• _TASK DETAILS_
Reproduce the listing exactly and skip over any pictures.

- - -

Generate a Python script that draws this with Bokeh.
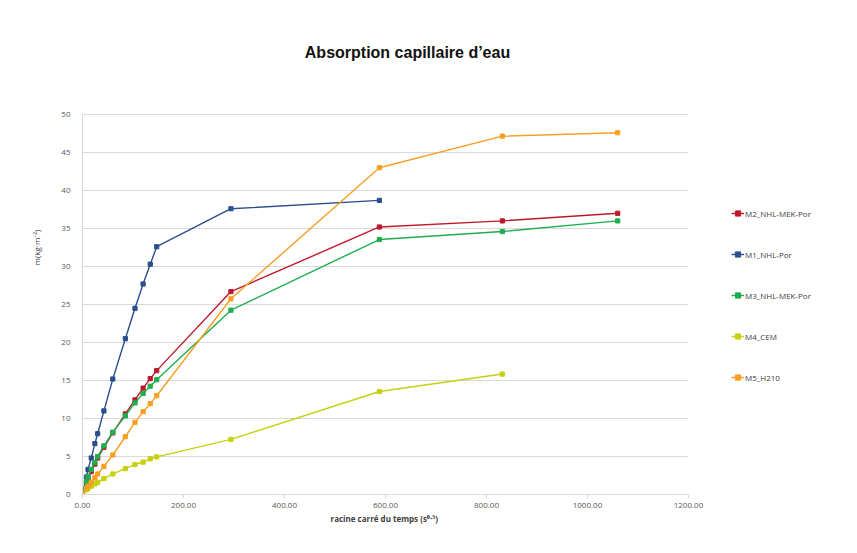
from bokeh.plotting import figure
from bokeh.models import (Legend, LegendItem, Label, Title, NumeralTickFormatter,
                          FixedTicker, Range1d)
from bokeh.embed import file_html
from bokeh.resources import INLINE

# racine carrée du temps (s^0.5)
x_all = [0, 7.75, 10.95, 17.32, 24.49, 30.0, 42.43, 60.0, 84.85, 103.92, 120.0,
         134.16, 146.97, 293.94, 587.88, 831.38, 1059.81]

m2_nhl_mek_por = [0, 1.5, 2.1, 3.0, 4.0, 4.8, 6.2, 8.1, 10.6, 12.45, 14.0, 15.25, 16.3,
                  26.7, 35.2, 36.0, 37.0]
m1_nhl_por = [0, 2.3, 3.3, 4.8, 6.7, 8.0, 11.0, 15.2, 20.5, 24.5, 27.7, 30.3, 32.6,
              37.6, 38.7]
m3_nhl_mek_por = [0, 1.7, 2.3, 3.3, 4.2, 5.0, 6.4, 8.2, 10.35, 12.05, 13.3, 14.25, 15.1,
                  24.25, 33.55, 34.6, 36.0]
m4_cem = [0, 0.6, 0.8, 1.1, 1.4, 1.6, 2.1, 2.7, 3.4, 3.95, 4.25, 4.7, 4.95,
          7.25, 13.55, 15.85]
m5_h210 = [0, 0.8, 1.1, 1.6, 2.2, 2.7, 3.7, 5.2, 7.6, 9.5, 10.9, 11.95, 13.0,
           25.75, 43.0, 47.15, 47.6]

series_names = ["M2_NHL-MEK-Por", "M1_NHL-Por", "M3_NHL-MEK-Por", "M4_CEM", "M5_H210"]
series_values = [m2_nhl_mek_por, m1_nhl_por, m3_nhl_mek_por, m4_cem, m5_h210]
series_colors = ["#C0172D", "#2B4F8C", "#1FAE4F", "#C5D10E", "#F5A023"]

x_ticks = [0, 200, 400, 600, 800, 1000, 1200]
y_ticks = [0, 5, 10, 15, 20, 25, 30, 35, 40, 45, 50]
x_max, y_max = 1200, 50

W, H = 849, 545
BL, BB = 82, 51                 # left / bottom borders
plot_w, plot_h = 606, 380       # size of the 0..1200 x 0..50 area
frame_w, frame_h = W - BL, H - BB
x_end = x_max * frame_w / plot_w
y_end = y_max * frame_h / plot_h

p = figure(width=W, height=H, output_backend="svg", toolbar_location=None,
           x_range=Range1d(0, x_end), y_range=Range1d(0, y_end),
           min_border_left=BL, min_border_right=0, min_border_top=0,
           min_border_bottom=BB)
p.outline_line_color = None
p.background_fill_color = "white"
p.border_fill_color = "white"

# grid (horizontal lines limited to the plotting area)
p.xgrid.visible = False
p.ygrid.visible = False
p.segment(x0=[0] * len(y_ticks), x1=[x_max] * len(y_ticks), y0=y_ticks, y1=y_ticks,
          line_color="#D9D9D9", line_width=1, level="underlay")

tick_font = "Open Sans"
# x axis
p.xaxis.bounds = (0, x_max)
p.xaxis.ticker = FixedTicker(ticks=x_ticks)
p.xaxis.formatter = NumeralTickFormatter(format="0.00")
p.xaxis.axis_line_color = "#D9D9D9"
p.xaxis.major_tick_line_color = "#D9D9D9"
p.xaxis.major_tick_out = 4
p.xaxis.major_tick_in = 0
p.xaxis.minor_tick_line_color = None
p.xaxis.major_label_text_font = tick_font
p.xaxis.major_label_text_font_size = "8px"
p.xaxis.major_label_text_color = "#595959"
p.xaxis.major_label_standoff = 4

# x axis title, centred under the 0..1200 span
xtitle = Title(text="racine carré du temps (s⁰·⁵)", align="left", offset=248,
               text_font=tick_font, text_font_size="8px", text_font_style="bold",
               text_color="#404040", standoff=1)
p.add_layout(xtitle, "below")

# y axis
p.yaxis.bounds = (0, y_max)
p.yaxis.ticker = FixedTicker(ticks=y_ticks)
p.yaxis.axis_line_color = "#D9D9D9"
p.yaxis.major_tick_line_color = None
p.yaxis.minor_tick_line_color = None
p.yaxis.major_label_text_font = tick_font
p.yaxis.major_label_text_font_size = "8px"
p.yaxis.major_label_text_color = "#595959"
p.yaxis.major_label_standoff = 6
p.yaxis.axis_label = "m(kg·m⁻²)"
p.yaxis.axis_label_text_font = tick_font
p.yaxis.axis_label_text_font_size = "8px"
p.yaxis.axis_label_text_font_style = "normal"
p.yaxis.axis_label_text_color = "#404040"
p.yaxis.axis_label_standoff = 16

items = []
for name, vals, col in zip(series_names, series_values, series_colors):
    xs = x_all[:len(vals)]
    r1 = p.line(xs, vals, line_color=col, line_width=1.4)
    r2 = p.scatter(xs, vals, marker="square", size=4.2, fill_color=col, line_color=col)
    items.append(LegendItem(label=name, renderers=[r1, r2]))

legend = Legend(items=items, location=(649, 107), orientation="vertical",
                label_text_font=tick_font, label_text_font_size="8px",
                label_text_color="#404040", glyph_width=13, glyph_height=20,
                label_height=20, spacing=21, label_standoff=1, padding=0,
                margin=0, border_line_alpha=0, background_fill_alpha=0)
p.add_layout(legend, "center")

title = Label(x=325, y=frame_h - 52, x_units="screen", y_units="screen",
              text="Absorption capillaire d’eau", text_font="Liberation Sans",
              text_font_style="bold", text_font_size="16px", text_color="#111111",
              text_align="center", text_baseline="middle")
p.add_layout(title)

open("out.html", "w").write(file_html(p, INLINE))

- - -

• _REPLY_
Generate a Python script that draws this with Bokeh.
from bokeh.plotting import figure
from bokeh.models import (Legend, LegendItem, Label, Title, NumeralTickFormatter,
                          FixedTicker, Range1d)
from bokeh.embed import file_html
from bokeh.resources import INLINE

# racine carrée du temps (s^0.5)
x_all = [0, 7.75, 10.95, 17.32, 24.49, 30.0, 42.43, 60.0, 84.85, 103.92, 120.0,
         134.16, 146.97, 293.94, 587.88, 831.38, 1059.81]

m2_nhl_mek_por = [0, 1.5, 2.1, 3.0, 4.0, 4.8, 6.2, 8.1, 10.6, 12.45, 14.0, 15.25, 16.3,
                  26.7, 35.2, 36.0, 37.0]
m1_nhl_por = [0, 2.3, 3.3, 4.8, 6.7, 8.0, 11.0, 15.2, 20.5, 24.5, 27.7, 30.3, 32.6,
              37.6, 38.7]
m3_nhl_mek_por = [0, 1.7, 2.3, 3.3, 4.2, 5.0, 6.4, 8.2, 10.35, 12.05, 13.3, 14.25, 15.1,
                  24.25, 33.55, 34.6, 36.0]
m4_cem = [0, 0.6, 0.8, 1.1, 1.4, 1.6, 2.1, 2.7, 3.4, 3.95, 4.25, 4.7, 4.95,
          7.25, 13.55, 15.85]
m5_h210 = [0, 0.8, 1.1, 1.6, 2.2, 2.7, 3.7, 5.2, 7.6, 9.5, 10.9, 11.95, 13.0,
           25.75, 43.0, 47.15, 47.6]

series_names = ["M2_NHL-MEK-Por", "M1_NHL-Por", "M3_NHL-MEK-Por", "M4_CEM", "M5_H210"]
series_values = [m2_nhl_mek_por, m1_nhl_por, m3_nhl_mek_por, m4_cem, m5_h210]
series_colors = ["#C0172D", "#2B4F8C", "#1FAE4F", "#C5D10E", "#F5A023"]

x_ticks = [0, 200, 400, 600, 800, 1000, 1200]
y_ticks = [0, 5, 10, 15, 20, 25, 30, 35, 40, 45, 50]
x_max, y_max = 1200, 50

W, H = 849, 545
BL, BB = 82, 51                 # left / bottom borders
plot_w, plot_h = 606, 380       # size of the 0..1200 x 0..50 area
frame_w, frame_h = W - BL, H - BB
x_end = x_max * frame_w / plot_w
y_end = y_max * frame_h / plot_h

p = figure(width=W, height=H, output_backend="svg", toolbar_location=None,
           x_range=Range1d(0, x_end), y_range=Range1d(0, y_end),
           min_border_left=BL, min_border_right=0, min_border_top=0,
           min_border_bottom=BB)
p.outline_line_color = None
p.background_fill_color = "white"
p.border_fill_color = "white"

# grid (horizontal lines limited to the plotting area)
p.xgrid.visible = False
p.ygrid.visible = False
p.segment(x0=[0] * len(y_ticks), x1=[x_max] * len(y_ticks), y0=y_ticks, y1=y_ticks,
          line_color="#D9D9D9", line_width=1, level="underlay")

tick_font = "Open Sans"
# x axis
p.xaxis.bounds = (0, x_max)
p.xaxis.ticker = FixedTicker(ticks=x_ticks)
p.xaxis.formatter = NumeralTickFormatter(format="0.00")
p.xaxis.axis_line_color = "#D9D9D9"
p.xaxis.major_tick_line_color = "#D9D9D9"
p.xaxis.major_tick_out = 4
p.xaxis.major_tick_in = 0
p.xaxis.minor_tick_line_color = None
p.xaxis.major_label_text_font = tick_font
p.xaxis.major_label_text_font_size = "8px"
p.xaxis.major_label_text_color = "#595959"
p.xaxis.major_label_standoff = 4

# x axis title, centred under the 0..1200 span
xtitle = Title(text="racine carré du temps (s⁰·⁵)", align="left", offset=248,
               text_font=tick_font, text_font_size="8px", text_font_style="bold",
               text_color="#404040", standoff=1)
p.add_layout(xtitle, "below")

# y axis
p.yaxis.bounds = (0, y_max)
p.yaxis.ticker = FixedTicker(ticks=y_ticks)
p.yaxis.axis_line_color = "#D9D9D9"
p.yaxis.major_tick_line_color = None
p.yaxis.minor_tick_line_color = None
p.yaxis.major_label_text_font = tick_font
p.yaxis.major_label_text_font_size = "8px"
p.yaxis.major_label_text_color = "#595959"
p.yaxis.major_label_standoff = 6
p.yaxis.axis_label = "m(kg·m⁻²)"
p.yaxis.axis_label_text_font = tick_font
p.yaxis.axis_label_text_font_size = "8px"
p.yaxis.axis_label_text_font_style = "normal"
p.yaxis.axis_label_text_color = "#404040"
p.yaxis.axis_label_standoff = 16

items = []
for name, vals, col in zip(series_names, series_values, series_colors):
    xs = x_all[:len(vals)]
    r1 = p.line(xs, vals, line_color=col, line_width=1.4)
    r2 = p.scatter(xs, vals, marker="square", size=4.2, fill_color=col, line_color=col)
    items.append(LegendItem(label=name, renderers=[r1, r2]))

legend = Legend(items=items, location=(649, 107), orientation="vertical",
                label_text_font=tick_font, label_text_font_size="8px",
                label_text_color="#404040", glyph_width=13, glyph_height=20,
                label_height=20, spacing=21, label_standoff=1, padding=0,
                margin=0, border_line_alpha=0, background_fill_alpha=0)
p.add_layout(legend, "center")

title = Label(x=325, y=frame_h - 52, x_units="screen", y_units="screen",
              text="Absorption capillaire d’eau", text_font="Liberation Sans",
              text_font_style="bold", text_font_size="16px", text_color="#111111",
              text_align="center", text_baseline="middle")
p.add_layout(title)

open("out.html", "w").write(file_html(p, INLINE))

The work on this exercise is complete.